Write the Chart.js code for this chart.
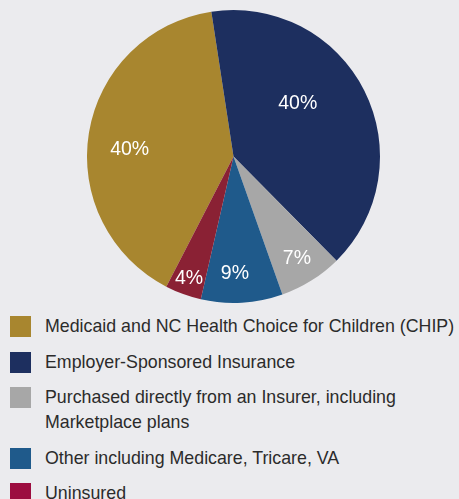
<!DOCTYPE html>
<html>
<head>
<meta charset="utf-8">
<script src="https://cdn.jsdelivr.net/npm/chart.js@4/dist/chart.umd.min.js"></script>
<style>
  html, body { margin: 0; padding: 0; background: #ebebee; overflow: hidden; }
  body { width: 459px; height: 499px; position: relative; font-family: "Liberation Sans", Arial, sans-serif; }
  #wrap { position: absolute; left: 0; top: 0; width: 459px; height: 310px; }
  #legend { position: absolute; left: 0; top: 314px; width: 459px; }
  .item { position: relative; padding-left: 45px; margin-bottom: 10.5px; font-size: 17.8px; line-height: 25px; color: #2b2b2b; white-space: pre-line; }
  .box { position: absolute; left: 10px; top: 2px; width: 21px; height: 21px; }
</style>
</head>
<body>
<div id="wrap"><canvas id="pieChart"></canvas></div>
<div id="legend"></div>
<script>
window.onload = function () {

    var etiquetas = [
        'Medicaid and NC Health Choice for Children (CHIP)',
        'Employer-Sponsored Insurance',
        'Purchased directly from an Insurer, including\nMarketplace plans',
        'Other including Medicare, Tricare, VA',
        'Uninsured'
    ];
    var datos = [40, 40, 7, 9, 4]; // porcentajes
    var colores = ['#a8862f', '#1d2f5f', '#a7a7a7', '#1f5a8b', '#8a2134'];
    var coloresLeyenda = ['#a8862f', '#1d2f5f', '#a7a7a7', '#1f5a8b', '#9c0d3f'];

    // donde va cada etiqueta: [fraccion del radio, fraccion del arco]
    var posEtiqueta = [[0.71, 0.46], [0.57, 0.41], [0.82, 0.51], [0.80, 0.58], [0.89, 0.49]];

    var etiquetasPlugin = {
        id: 'etiquetas',
        afterDatasetsDraw: function (chart) {
            var ctx = chart.ctx;
            var arcs = chart.getDatasetMeta(0).data;
            ctx.save();
            ctx.fillStyle = '#ffffff';
            ctx.font = '19.5px "Liberation Sans", Arial, sans-serif';
            ctx.textAlign = 'center';
            ctx.textBaseline = 'middle';
            arcs.forEach(function (arc, i) {
                var p = arc.getProps(['x', 'y', 'startAngle', 'endAngle', 'outerRadius'], true);
                var ang = p.startAngle + (p.endAngle - p.startAngle) * posEtiqueta[i][1];
                var r = p.outerRadius * posEtiqueta[i][0];
                ctx.fillText(datos[i] + '%', p.x + Math.cos(ang) * r, p.y + Math.sin(ang) * r);
            });
            ctx.restore();
        }
    };

    var ctx = document.getElementById('pieChart');
    new Chart(ctx, {
        type: 'pie',
        data: {
            labels: etiquetas,
            datasets: [{
                data: datos,
                backgroundColor: colores,
                borderWidth: 0,
                hoverOffset: 0
            }]
        },
        options: {
            responsive: true,
            maintainAspectRatio: false,
            animation: false,
            rotation: -152.7,
            layout: { padding: { left: 8, right: 0, top: 10, bottom: 7 } },
            plugins: {
                legend: { display: false },
                tooltip: { enabled: false }
            }
        },
        plugins: [etiquetasPlugin]
    });

    var leyenda = document.getElementById('legend');
    etiquetas.forEach(function (txt, i) {
        var div = document.createElement('div');
        div.className = 'item';
        var box = document.createElement('span');
        box.className = 'box';
        box.style.background = coloresLeyenda[i];
        div.appendChild(box);
        div.appendChild(document.createTextNode(txt));
        leyenda.appendChild(div);
    });
};
</script>
</body>
</html>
____________
## What you will do
Images in the data above are to be skipped. Retype all other material exactly.

## Answer to the exercise
Write the Chart.js code for this chart.
<!DOCTYPE html>
<html>
<head>
<meta charset="utf-8">
<script src="https://cdn.jsdelivr.net/npm/chart.js@4/dist/chart.umd.min.js"></script>
<style>
  html, body { margin: 0; padding: 0; background: #ebebee; overflow: hidden; }
  body { width: 459px; height: 499px; position: relative; font-family: "Liberation Sans", Arial, sans-serif; }
  #wrap { position: absolute; left: 0; top: 0; width: 459px; height: 310px; }
  #legend { position: absolute; left: 0; top: 314px; width: 459px; }
  .item { position: relative; padding-left: 45px; margin-bottom: 10.5px; font-size: 17.8px; line-height: 25px; color: #2b2b2b; white-space: pre-line; }
  .box { position: absolute; left: 10px; top: 2px; width: 21px; height: 21px; }
</style>
</head>
<body>
<div id="wrap"><canvas id="pieChart"></canvas></div>
<div id="legend"></div>
<script>
window.onload = function () {

    var etiquetas = [
        'Medicaid and NC Health Choice for Children (CHIP)',
        'Employer-Sponsored Insurance',
        'Purchased directly from an Insurer, including\nMarketplace plans',
        'Other including Medicare, Tricare, VA',
        'Uninsured'
    ];
    var datos = [40, 40, 7, 9, 4]; // porcentajes
    var colores = ['#a8862f', '#1d2f5f', '#a7a7a7', '#1f5a8b', '#8a2134'];
    var coloresLeyenda = ['#a8862f', '#1d2f5f', '#a7a7a7', '#1f5a8b', '#9c0d3f'];

    // donde va cada etiqueta: [fraccion del radio, fraccion del arco]
    var posEtiqueta = [[0.71, 0.46], [0.57, 0.41], [0.82, 0.51], [0.80, 0.58], [0.89, 0.49]];

    var etiquetasPlugin = {
        id: 'etiquetas',
        afterDatasetsDraw: function (chart) {
            var ctx = chart.ctx;
            var arcs = chart.getDatasetMeta(0).data;
            ctx.save();
            ctx.fillStyle = '#ffffff';
            ctx.font = '19.5px "Liberation Sans", Arial, sans-serif';
            ctx.textAlign = 'center';
            ctx.textBaseline = 'middle';
            arcs.forEach(function (arc, i) {
                var p = arc.getProps(['x', 'y', 'startAngle', 'endAngle', 'outerRadius'], true);
                var ang = p.startAngle + (p.endAngle - p.startAngle) * posEtiqueta[i][1];
                var r = p.outerRadius * posEtiqueta[i][0];
                ctx.fillText(datos[i] + '%', p.x + Math.cos(ang) * r, p.y + Math.sin(ang) * r);
            });
            ctx.restore();
        }
    };

    var ctx = document.getElementById('pieChart');
    new Chart(ctx, {
        type: 'pie',
        data: {
            labels: etiquetas,
            datasets: [{
                data: datos,
                backgroundColor: colores,
                borderWidth: 0,
                hoverOffset: 0
            }]
        },
        options: {
            responsive: true,
            maintainAspectRatio: false,
            animation: false,
            rotation: -152.7,
            layout: { padding: { left: 8, right: 0, top: 10, bottom: 7 } },
            plugins: {
                legend: { display: false },
                tooltip: { enabled: false }
            }
        },
        plugins: [etiquetasPlugin]
    });

    var leyenda = document.getElementById('legend');
    etiquetas.forEach(function (txt, i) {
        var div = document.createElement('div');
        div.className = 'item';
        var box = document.createElement('span');
        box.className = 'box';
        box.style.background = coloresLeyenda[i];
        div.appendChild(box);
        div.appendChild(document.createTextNode(txt));
        leyenda.appendChild(div);
    });
};
</script>
</body>
</html>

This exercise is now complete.